• **PROBLEM**:
Starting with the first line below, extract each line through the one that contains "import matplotlib.pyplot as plt", inclusive, excluding pictures.

• **DATA**:
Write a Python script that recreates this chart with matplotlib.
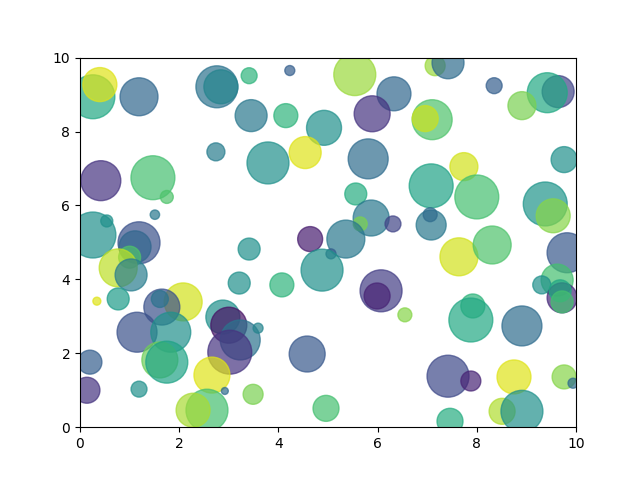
import numpy as np
import matplotlib
matplotlib.use('Agg')
import matplotlib.pyplot as plt

# bubble centres
x = [0.26, 0.40, 1.19, 2.76, 2.84, 3.41, 4.23, 5.54, 6.33, 5.89,
     3.45, 4.15, 4.92, 4.54, 3.79, 5.81, 5.56, 5.87, 5.65, 6.31,
     4.64, 5.36, 5.06, 4.88, 2.74, 0.42, 1.47, 1.75, 1.51, 0.26,
     0.54, 1.19, 1.11, 1.00, 0.77, 1.03, 0.34, 0.77, 2.08, 1.65,
     1.61, 1.15, 1.83, 1.61, 1.75, 2.88, 3.00, 3.23, 3.02, 2.66,
     0.20, 0.14, 1.19, 2.92, 3.49, 2.56, 2.28, 3.41, 3.21, 4.07,
     6.07, 5.99, 6.55, 3.59, 4.58, 4.96, 7.16, 7.42, 8.35, 9.64,
     9.42, 8.91, 7.10, 6.96, 9.76, 7.74, 7.08, 8.00, 9.38, 9.54,
     7.08, 7.06, 7.64, 8.31, 9.82, 9.62, 9.31, 9.72, 9.68, 9.72,
     7.92, 7.88, 8.91, 7.42, 7.88, 8.75, 9.76, 9.94, 8.51, 8.91,
     7.46]
y = [8.94, 9.27, 8.94, 9.21, 9.21, 9.51, 9.65, 9.54, 9.02, 8.48,
     8.43, 8.43, 8.10, 7.43, 7.15, 7.26, 6.31, 5.66, 5.50, 5.50,
     5.09, 5.09, 4.69, 4.25, 7.45, 6.67, 6.75, 6.23, 5.75, 5.20,
     5.58, 4.99, 4.88, 4.60, 4.31, 4.12, 3.41, 3.47, 3.39, 3.25,
     3.47, 2.57, 2.57, 1.82, 1.76, 2.98, 2.76, 2.36, 2.03, 1.41,
     1.76, 1.00, 1.03, 0.98, 0.89, 0.46, 0.46, 4.82, 3.90, 3.85,
     3.69, 3.55, 3.04, 2.68, 1.98, 0.51, 9.78, 9.86, 9.24, 9.08,
     9.05, 8.70, 8.32, 8.35, 7.24, 7.05, 6.53, 6.23, 6.04, 5.72,
     5.47, 5.75, 4.61, 4.93, 4.72, 3.98, 3.85, 3.50, 3.69, 3.39,
     3.28, 2.90, 2.74, 1.38, 1.25, 1.36, 1.36, 1.19, 0.43, 0.43,
     0.16]
sizes = [1000, 600, 747, 913, 598, 132, 52, 913, 598, 671,
         530, 298, 634, 530, 913, 828, 250, 671, 101, 132,
         323, 747, 52, 913, 168, 828, 1000, 87, 46, 1095,
         75, 913, 530, 250, 747, 530, 33, 250, 747, 671,
         150, 828, 828, 671, 913, 598, 671, 828, 1000, 671,
         298, 350, 132, 25, 207, 913, 598, 250, 250, 298,
         913, 350, 101, 52, 671, 350, 207, 530, 132, 530,
         828, 406, 828, 350, 350, 406, 1000, 1000, 1000, 598,
         466, 101, 747, 747, 828, 530, 168, 466, 250, 250,
         298, 1000, 828, 913, 207, 598, 298, 52, 350, 913,
         350]
colors = [0.60, 0.95, 0.33, 0.38, 0.45, 0.65, 0.30, 0.85, 0.33, 0.15,
          0.40, 0.65, 0.50, 0.95, 0.50, 0.35, 0.62, 0.40, 0.80, 0.20,
          0.08, 0.40, 0.30, 0.50, 0.42, 0.15, 0.70, 0.72, 0.40, 0.50,
          0.50, 0.25, 0.33, 0.72, 0.90, 0.42, 0.95, 0.55, 0.93, 0.25,
          0.38, 0.25, 0.50, 0.78, 0.58, 0.50, 0.05, 0.38, 0.15, 0.95,
          0.30, 0.15, 0.50, 0.35, 0.80, 0.70, 0.87, 0.50, 0.50, 0.65,
          0.18, 0.10, 0.82, 0.45, 0.27, 0.70, 0.85, 0.35, 0.30, 0.20,
          0.60, 0.80, 0.72, 0.92, 0.50, 0.93, 0.58, 0.70, 0.52, 0.82,
          0.40, 0.35, 0.93, 0.72, 0.27, 0.70, 0.50, 0.12, 0.60, 0.70,
          0.65, 0.60, 0.35, 0.22, 0.10, 0.95, 0.82, 0.35, 0.88, 0.50,
          0.62]

fig, ax = plt.subplots(figsize=(6.4, 4.8), dpi=100)
ax.scatter(x, y, s=sizes, c=colors, cmap='viridis', vmin=0, vmax=1, alpha=0.7)
ax.set_xlim(0, 10)
ax.set_ylim(0, 10)

plt.savefig('out.png')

• **SOLUTION TO THIS EXERCISE**:
Write a Python script that recreates this chart with matplotlib.
import numpy as np
import matplotlib
matplotlib.use('Agg')
import matplotlib.pyplot as plt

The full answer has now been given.